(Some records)
>>>
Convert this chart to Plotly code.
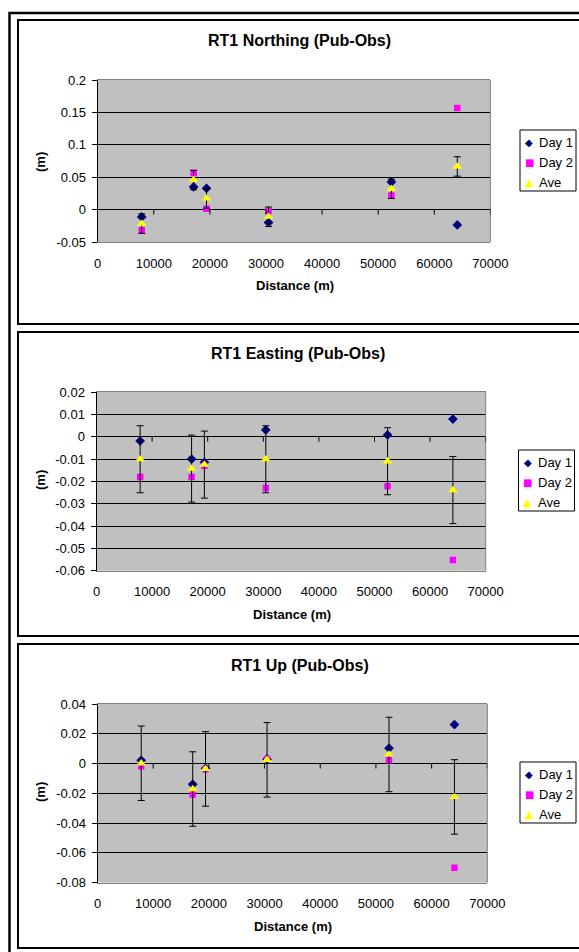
import plotly.graph_objects as go

W, H = 579, 952
PAGE_OFFSET = 0  # body margin removed below, so figure pixels == page pixels

# ---------------- data ----------------
distance = [7850, 17100, 19400, 30450, 52350, 64100]

north_day1 = [-0.0114, 0.0349, 0.0329, -0.0200, 0.0426, -0.0237]
north_day2 = [-0.0320, 0.0565, 0.0015, -0.0020, 0.0216, 0.1568]
north_ave = [-0.0217, 0.0457, 0.0172, -0.0110, 0.0321, 0.0666]
north_err = [0.015, 0.015, 0.015, 0.015, 0.015, 0.015]

east_day1 = [-0.0019, -0.0100, -0.0115, 0.0030, 0.0008, 0.0079]
east_day2 = [-0.0180, -0.0180, -0.0130, -0.0230, -0.0222, -0.0552]
east_ave = [-0.0101, -0.0143, -0.0125, -0.0101, -0.0110, -0.0239]
east_err = [0.015, 0.015, 0.015, 0.015, 0.015, 0.015]

up_day1 = [0.0022, -0.0139, -0.0032, 0.0029, 0.0103, 0.0262]
up_day2 = [-0.0018, -0.0207, -0.0038, 0.0031, 0.0022, -0.0700]
up_ave = [0.0002, -0.0171, -0.0036, 0.0025, 0.0061, -0.0224]
up_err = [0.025, 0.025, 0.025, 0.025, 0.025, 0.025]

x_ticks = [0, 10000, 20000, 30000, 40000, 50000, 60000, 70000]
x_ticktext = ["0", "10000", "20000", "30000", "40000", "50000", "60000", "70000"]

north_yticks = [-0.05, 0, 0.05, 0.1, 0.15, 0.2]
north_yticktext = ["-0.05", "0", "0.05", "0.1", "0.15", "0.2"]
east_yticks = [-0.06, -0.05, -0.04, -0.03, -0.02, -0.01, 0, 0.01, 0.02]
east_yticktext = ["-0.06", "-0.05", "-0.04", "-0.03", "-0.02", "-0.01", "0", "0.01", "0.02"]
up_yticks = [-0.08, -0.06, -0.04, -0.02, 0, 0.02, 0.04]
up_yticktext = ["-0.08", "-0.06", "-0.04", "-0.02", "0", "0.02", "0.04"]

titles = ["RT1 Northing (Pub-Obs)", "RT1 Easting (Pub-Obs)", "RT1 Up (Pub-Obs)"]
series_names = ["Day 1", "Day 2", "Ave"]
series_colors = ["#000080", "#FF00FF", "#FFFF00"]
series_symbols = ["diamond", "square", "triangle-up"]
legend_glyphs = ["\u25C6", "\u25A0", "\u25B2"]
x_title = "Distance (m)"
y_title = "(m)"

# ---------------- layout geometry (page pixels) ----------------
FONT = "Liberation Sans, Arial, sans-serif"
panels = [
    dict(plot=(97.7, 490.4, 80, 242), box=(18, 20, 324), title=(299, 41), xt=(295, 285), yt=(40, 162),
         legend=(520, 130), yr=(-0.05, 0.2)),
    dict(plot=(96.5, 485.7, 392, 570.7), box=(18, 332, 636), title=(298, 353), xt=(292, 614), yt=(40, 480),
         legend=(518.5, 450), yr=(-0.06, 0.02)),
    dict(plot=(97.5, 487.3, 704, 882.7), box=(18, 644, 948), title=(300, 665), xt=(293, 926), yt=(40, 792),
         legend=(520, 762), yr=(-0.08, 0.04)),
]
data_sets = [
    (north_day1, north_day2, north_ave, north_err, north_yticks, north_yticktext),
    (east_day1, east_day2, east_ave, east_err, east_yticks, east_yticktext),
    (up_day1, up_day2, up_ave, up_err, up_yticks, up_yticktext),
]
LEG_W, LEG_H, LEG_ROW, LEG_FIRST, LEG_SYM_X, LEG_TXT_X = 56, 61, 20, 12, 9, 17

fig = go.Figure()
shapes = []
annotations = []
layout = {}

def px(x):
    return (x - PAGE_OFFSET) / W

def py(y):
    return 1 - (y - PAGE_OFFSET) / H

# outer border
shapes.append(dict(type="rect", xref="paper", yref="paper", x0=px(9.5), x1=1.02, y0=-0.02, y1=py(13),
                   line=dict(color="black", width=2.5), fillcolor="rgba(0,0,0,0)", layer="above"))

for i, (p, d) in enumerate(zip(panels, data_sets)):
    k = "" if i == 0 else str(i + 1)
    day1, day2, ave, err, yt, ytt = d
    l, r, t, b = p["plot"]
    xa, ya = "x" + k, "y" + k

    fig.add_trace(go.Scatter(x=distance, y=day1, mode="markers", name=series_names[0], xaxis=xa, yaxis=ya,
                             showlegend=False,
                             marker=dict(symbol=series_symbols[0], size=7.5, color=series_colors[0],
                                         line=dict(width=0))))
    fig.add_trace(go.Scatter(x=distance, y=day2, mode="markers", name=series_names[1], xaxis=xa, yaxis=ya,
                             showlegend=False,
                             marker=dict(symbol=series_symbols[1], size=6.5, color=series_colors[1],
                                         line=dict(width=0))))
    fig.add_trace(go.Scatter(x=distance, y=ave, mode="markers", name=series_names[2], xaxis=xa, yaxis=ya,
                             showlegend=False,
                             marker=dict(symbol=series_symbols[2], size=8.5, color=series_colors[2],
                                         line=dict(width=0)),
                             error_y=dict(type="data", array=err, visible=True, color="black",
                                          thickness=1, width=3.5)))

    layout["xaxis" + k] = dict(domain=[px(l), px(r)], range=[0, 70000], anchor=ya,
                               tickvals=x_ticks, ticktext=x_ticktext, ticks="", showgrid=False,
                               zeroline=False, showline=True, linecolor="#808080", linewidth=1, mirror=True,
                               tickfont=dict(size=13, family=FONT, color="black"), ticklabelstandoff=9,
                               automargin=False, fixedrange=True)
    layout["yaxis" + k] = dict(domain=[py(b), py(t)], range=list(p["yr"]), anchor=xa,
                               tickvals=yt, ticktext=ytt, ticks="outside", ticklen=5, tickcolor="black",
                               showgrid=True, gridcolor="black", gridwidth=1,
                               zeroline=True, zerolinecolor="black", zerolinewidth=1,
                               showline=True, linecolor="black", linewidth=1,
                               tickfont=dict(size=13, family=FONT, color="black"), ticklabelstandoff=3,
                               automargin=False, fixedrange=True)

    # chart box
    bx, bt, bb = p["box"]
    shapes.append(dict(type="rect", xref="paper", yref="paper", x0=px(bx), x1=1.02, y0=py(bb), y1=py(bt),
                       line=dict(color="black", width=2), fillcolor="rgba(0,0,0,0)", layer="above"))
    # right plot border (gray)
    shapes.append(dict(type="line", xref=xa + " domain", yref=ya + " domain", x0=1, x1=1, y0=0, y1=1,
                       line=dict(color="#808080", width=1), layer="above"))
    # x tick marks on the zero line
    for tv in x_ticks[1:]:
        shapes.append(dict(type="line", xref=xa, yref=ya, x0=tv, x1=tv, ysizemode="pixel", yanchor=0,
                           y0=-5, y1=0, line=dict(color="black", width=1), layer="above"))

    # legend (box, symbols, labels)
    lx, ly = p["legend"]
    shapes.append(dict(type="rect", xref="paper", yref="paper", x0=px(lx), x1=px(lx + LEG_W),
                       y0=py(ly + LEG_H), y1=py(ly), line=dict(color="black", width=1),
                       fillcolor="white", layer="above"))
    for j, name in enumerate(series_names):
        yy = ly + LEG_FIRST + j * LEG_ROW
        annotations.append(dict(text=legend_glyphs[j], xref="paper", yref="paper",
                                x=px(lx + LEG_SYM_X), y=py(yy), xanchor="center", yanchor="middle",
                                showarrow=False,
                                font=dict(size=10 if j != 2 else 11, family="DejaVu Sans",
                                          color=series_colors[j])))
        annotations.append(dict(text=name, xref="paper", yref="paper",
                                x=px(lx + LEG_TXT_X), y=py(yy), xanchor="left", yanchor="middle",
                                showarrow=False, font=dict(size=13, family=FONT, color="black")))

    annotations.append(dict(text="<b>" + titles[i] + "</b>", xref="paper", yref="paper",
                            x=px(p["title"][0]), y=py(p["title"][1]), xanchor="center", yanchor="middle",
                            showarrow=False, font=dict(size=16, family=FONT, color="black")))
    annotations.append(dict(text="<b>" + x_title + "</b>", xref="paper", yref="paper",
                            x=px(p["xt"][0]), y=py(p["xt"][1]), xanchor="center", yanchor="middle",
                            showarrow=False, font=dict(size=13, family=FONT, color="black")))
    annotations.append(dict(text="<b>" + y_title + "</b>", xref="paper", yref="paper",
                            x=px(p["yt"][0]), y=py(p["yt"][1]), xanchor="center", yanchor="middle",
                            showarrow=False, textangle=-90, font=dict(size=13, family=FONT, color="black")))

fig.update_layout(width=W, height=H, margin=dict(l=0, r=0, t=0, b=0, autoexpand=False),
                  paper_bgcolor="white",
                  plot_bgcolor="#C0C0C0", font=dict(family=FONT, size=13, color="black"),
                  shapes=shapes, annotations=annotations, showlegend=False, **layout)

fig.write_html("out.html",
               config={"displayModeBar": False},
               post_script="document.body.style.margin='0';document.body.style.overflow='hidden';")
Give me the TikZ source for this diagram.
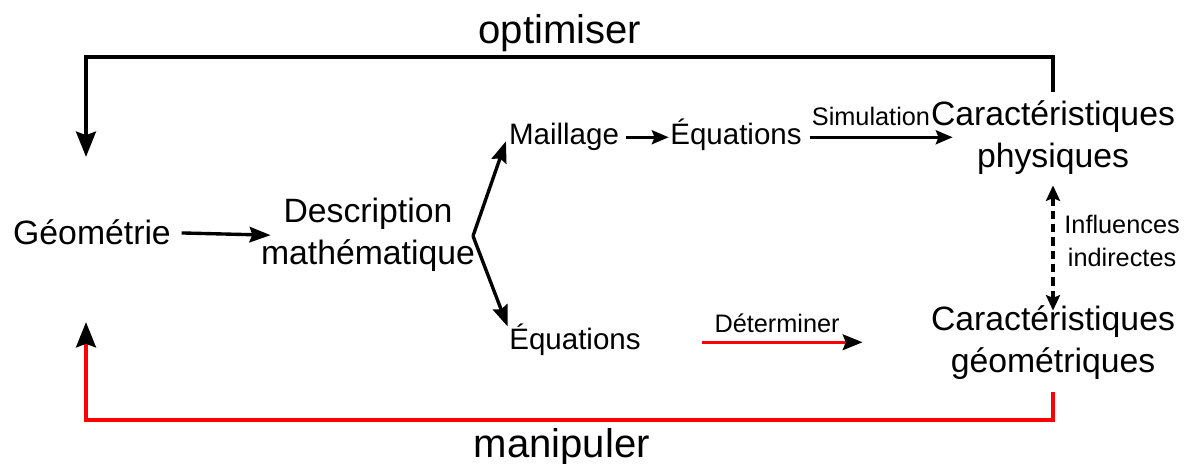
\documentclass[tikz,border=0pt]{standalone}
\usepackage{fontspec}
\setmainfont{Liberation Sans}
\usetikzlibrary{positioning,arrows.meta,calc}
\tikzset{
  mainbox/.style={align=center,font=\fontsize{24}{30}\selectfont,inner sep=1.5pt},
  subbox/.style={font=\fontsize{21}{25}\selectfont,inner sep=1pt,
    text height=15.5pt,text depth=4.5pt},
  lblbox/.style={align=center,font=\fontsize{18}{23.5}\selectfont,inner sep=1pt},
  loopbox/.style={font=\fontsize{28.5}{34}\selectfont,inner sep=1pt},
  fl/.style={-{Stealth[length=15pt,width=11pt,inset=2pt]},line width=2.4pt},
  thinfl/.style={-{Stealth[length=12pt,width=10pt,inset=2pt]},line width=1.9pt},
  loopfl/.style={-{Stealth[length=18pt,width=14pt,inset=2.5pt]},line width=2.9pt},
  redloopfl/.style={-{Stealth[length=18pt,width=14pt,inset=2.5pt,color=black]},
    draw=red,line width=2.9pt},
  redfl/.style={-{Stealth[length=14pt,width=11pt,inset=2pt,color=black]},
    draw=red,line width=2.5pt},
  dashfl/.style={{Stealth[length=11pt,width=10pt,inset=2pt]}-{Stealth[length=11pt,width=10pt,inset=2pt]},
    line width=2.2pt,dash pattern=on 6pt off 3.5pt},
}
\begin{document}
\begin{tikzpicture}[x=0.025cm,y=-0.025cm]
  \useasboundingbox (0,0) rectangle (1190,464);
  % Noeuds
  \node[mainbox,anchor=base] (geo) at (92,245) {Géométrie};
  \node[mainbox,anchor=base] (desc) at (368,265) {Description\\mathématique};
  \node[subbox,anchor=base] (mail) at (564,145) {Maillage};
  \node[subbox,anchor=base] (eqa) at (736,145) {Équations};
  \node[subbox,anchor=base] (eqb) at (575,350) {Équations};
  \node[mainbox,anchor=base] (cp) at (1053,168) {Caractéristiques\\physiques};
  \node[mainbox,anchor=base] (cg) at (1053,373) {Caractéristiques\\géométriques};
  \coordinate (br) at (473,236);
  \coordinate (tl) at (86,57);
  \coordinate (gin) at (86,157);
  \coordinate (bl) at (86,420);
  \coordinate (gout) at (86,322);
  % Fleches
  \draw[fl,shorten <=6pt] (geo.east) -- ([xshift=8.5pt]desc.west);
  \draw[fl,shorten >=3pt] (br) -- (mail.west);
  \draw[fl] (br) -- (eqb.north west);
  \draw[thinfl,shorten <=4pt] (mail.east) -- (eqa.west);
  \draw[thinfl,shorten <=4.5pt] (eqa.east) -- ([xshift=17pt]eqa.east -| cp.west)
        node[midway,above=6pt,lblbox,xshift=-5pt]{Simulation};
  \draw[redfl,shorten <=42.5pt,shorten >=47pt] (eqb.east) -- (eqb.east -| cg.west)
        node[midway,above=4.5pt,lblbox,xshift=-6pt]{Déterminer};
  \draw[dashfl,shorten <=5.7pt,shorten >=-5pt] (cp.south) -- (cg.north)
        node[midway,right=6pt,lblbox]{Influences\\indirectes};
  % Boucles
  \draw[loopfl] ([yshift=5pt]cp.north) |- node[pos=0.755,above=1.5pt,loopbox]{optimiser} (tl) -- (gin);
  \draw[redloopfl,shorten <=7pt] (cg.south) |- node[pos=0.754,below=3.5pt,loopbox]{manipuler} (bl) -- (gout);
\end{tikzpicture}
\end{document}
<<<
• [REQUIREMENT]
Copy nothing but the lines from the top of the data down to the line containing "PAGE_OFFSET = 0", and leave the pictures out.

• [RESULT BELOW]
Convert this chart to Plotly code.
import plotly.graph_objects as go

W, H = 579, 952
PAGE_OFFSET = 0  # body margin removed below, so figure pixels == page pixels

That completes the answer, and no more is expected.